**What this task involves**
Check each line below for the word "drawn", and copy those that have it.

+-------+

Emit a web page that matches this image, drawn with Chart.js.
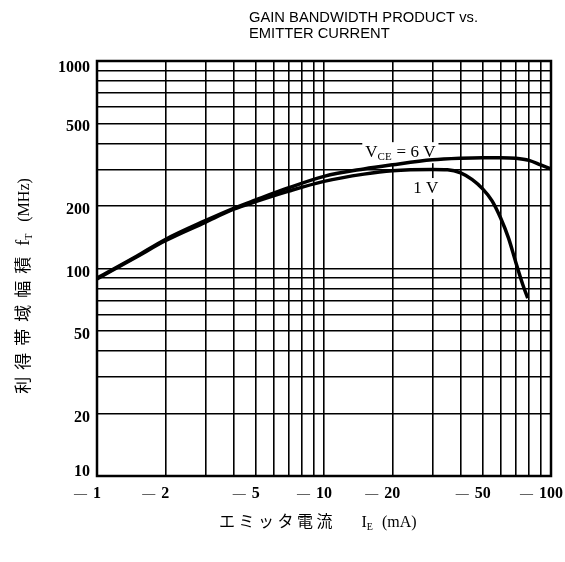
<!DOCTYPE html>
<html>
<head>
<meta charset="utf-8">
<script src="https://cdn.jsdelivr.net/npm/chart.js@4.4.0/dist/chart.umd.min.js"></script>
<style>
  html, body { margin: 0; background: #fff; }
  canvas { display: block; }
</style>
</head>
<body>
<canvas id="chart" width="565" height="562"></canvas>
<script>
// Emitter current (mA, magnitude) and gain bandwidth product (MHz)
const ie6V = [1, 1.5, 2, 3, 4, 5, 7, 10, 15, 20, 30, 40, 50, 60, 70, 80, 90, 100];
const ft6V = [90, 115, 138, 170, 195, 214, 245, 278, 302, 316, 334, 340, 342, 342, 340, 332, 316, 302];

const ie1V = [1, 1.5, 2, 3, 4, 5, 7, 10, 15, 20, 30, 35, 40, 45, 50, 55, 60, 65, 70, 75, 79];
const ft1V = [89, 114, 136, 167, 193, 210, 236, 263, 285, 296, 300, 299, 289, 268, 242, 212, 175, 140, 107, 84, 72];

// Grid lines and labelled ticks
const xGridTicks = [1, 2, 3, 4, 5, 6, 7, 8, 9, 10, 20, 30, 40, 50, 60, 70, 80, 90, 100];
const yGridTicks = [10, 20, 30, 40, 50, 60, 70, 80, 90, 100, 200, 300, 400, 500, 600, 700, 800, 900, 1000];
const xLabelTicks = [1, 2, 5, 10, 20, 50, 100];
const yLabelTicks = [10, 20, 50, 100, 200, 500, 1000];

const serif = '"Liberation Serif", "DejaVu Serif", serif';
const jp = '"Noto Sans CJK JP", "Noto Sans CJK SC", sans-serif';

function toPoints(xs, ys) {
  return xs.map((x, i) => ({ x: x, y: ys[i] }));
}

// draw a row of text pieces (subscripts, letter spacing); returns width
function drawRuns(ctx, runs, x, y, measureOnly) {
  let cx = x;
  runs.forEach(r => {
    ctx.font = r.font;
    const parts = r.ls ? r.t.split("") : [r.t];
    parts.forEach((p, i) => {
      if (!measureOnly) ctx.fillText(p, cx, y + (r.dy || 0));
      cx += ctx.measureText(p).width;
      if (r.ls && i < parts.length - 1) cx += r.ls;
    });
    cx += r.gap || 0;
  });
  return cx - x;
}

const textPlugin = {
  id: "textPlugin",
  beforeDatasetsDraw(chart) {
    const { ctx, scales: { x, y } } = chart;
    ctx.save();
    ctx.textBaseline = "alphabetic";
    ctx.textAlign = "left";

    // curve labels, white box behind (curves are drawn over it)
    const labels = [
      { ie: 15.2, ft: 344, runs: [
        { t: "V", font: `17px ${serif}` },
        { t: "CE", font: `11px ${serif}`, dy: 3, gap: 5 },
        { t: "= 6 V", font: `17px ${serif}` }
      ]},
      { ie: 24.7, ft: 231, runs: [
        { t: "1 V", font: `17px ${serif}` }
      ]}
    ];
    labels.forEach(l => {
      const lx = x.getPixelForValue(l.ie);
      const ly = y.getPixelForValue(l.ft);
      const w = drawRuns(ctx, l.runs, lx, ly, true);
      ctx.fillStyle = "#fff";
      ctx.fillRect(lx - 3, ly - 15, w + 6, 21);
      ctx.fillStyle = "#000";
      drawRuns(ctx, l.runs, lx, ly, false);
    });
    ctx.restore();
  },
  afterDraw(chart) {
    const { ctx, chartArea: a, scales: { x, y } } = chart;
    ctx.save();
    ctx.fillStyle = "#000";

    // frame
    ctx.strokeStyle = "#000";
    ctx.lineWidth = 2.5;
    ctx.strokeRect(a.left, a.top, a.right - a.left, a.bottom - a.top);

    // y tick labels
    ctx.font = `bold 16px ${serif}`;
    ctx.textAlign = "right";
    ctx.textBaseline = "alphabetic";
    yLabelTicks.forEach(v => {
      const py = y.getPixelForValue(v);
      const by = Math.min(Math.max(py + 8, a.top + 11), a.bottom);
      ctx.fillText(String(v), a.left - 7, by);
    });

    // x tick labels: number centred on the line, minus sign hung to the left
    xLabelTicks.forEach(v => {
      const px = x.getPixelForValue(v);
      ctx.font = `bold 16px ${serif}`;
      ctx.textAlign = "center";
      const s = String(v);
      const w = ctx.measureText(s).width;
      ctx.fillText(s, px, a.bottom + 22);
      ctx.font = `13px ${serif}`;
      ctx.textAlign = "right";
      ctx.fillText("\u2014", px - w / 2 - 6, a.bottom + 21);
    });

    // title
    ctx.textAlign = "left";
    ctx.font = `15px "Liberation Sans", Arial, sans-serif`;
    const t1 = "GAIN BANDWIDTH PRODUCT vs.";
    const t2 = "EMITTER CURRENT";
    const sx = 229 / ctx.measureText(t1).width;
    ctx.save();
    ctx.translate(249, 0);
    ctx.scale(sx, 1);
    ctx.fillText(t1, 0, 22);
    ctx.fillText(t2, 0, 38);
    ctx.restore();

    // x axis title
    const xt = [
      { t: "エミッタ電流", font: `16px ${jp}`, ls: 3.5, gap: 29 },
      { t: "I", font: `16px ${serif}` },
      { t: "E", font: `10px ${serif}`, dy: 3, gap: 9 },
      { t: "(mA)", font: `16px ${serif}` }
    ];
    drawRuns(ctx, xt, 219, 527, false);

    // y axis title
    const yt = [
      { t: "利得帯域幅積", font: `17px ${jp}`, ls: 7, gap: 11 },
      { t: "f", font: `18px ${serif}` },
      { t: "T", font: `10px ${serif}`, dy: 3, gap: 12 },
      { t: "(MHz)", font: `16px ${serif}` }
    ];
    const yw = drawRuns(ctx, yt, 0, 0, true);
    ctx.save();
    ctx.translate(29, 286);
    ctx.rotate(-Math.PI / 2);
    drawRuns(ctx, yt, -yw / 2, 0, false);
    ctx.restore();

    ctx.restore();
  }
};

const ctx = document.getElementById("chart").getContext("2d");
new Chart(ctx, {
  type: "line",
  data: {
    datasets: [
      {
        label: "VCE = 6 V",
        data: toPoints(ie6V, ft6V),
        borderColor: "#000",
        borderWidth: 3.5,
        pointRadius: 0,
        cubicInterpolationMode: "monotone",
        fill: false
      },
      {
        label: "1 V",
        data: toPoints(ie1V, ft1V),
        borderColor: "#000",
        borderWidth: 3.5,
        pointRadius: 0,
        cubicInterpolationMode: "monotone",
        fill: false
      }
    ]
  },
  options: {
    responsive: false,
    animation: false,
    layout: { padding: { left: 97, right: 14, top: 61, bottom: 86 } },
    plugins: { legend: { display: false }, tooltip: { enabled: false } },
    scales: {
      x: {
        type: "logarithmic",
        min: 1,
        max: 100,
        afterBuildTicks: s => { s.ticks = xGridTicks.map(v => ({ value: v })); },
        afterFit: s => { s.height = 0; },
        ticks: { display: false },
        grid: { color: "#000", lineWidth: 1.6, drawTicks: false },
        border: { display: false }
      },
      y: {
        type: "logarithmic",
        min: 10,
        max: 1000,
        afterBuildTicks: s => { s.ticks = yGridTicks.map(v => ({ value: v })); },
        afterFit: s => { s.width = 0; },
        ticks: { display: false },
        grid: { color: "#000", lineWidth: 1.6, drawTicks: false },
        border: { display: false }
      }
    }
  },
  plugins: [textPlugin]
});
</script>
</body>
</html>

+-------+

**Worked solution**
Emit a web page that matches this image, drawn with Chart.js.
    // curve labels, white box behind (curves are drawn over it)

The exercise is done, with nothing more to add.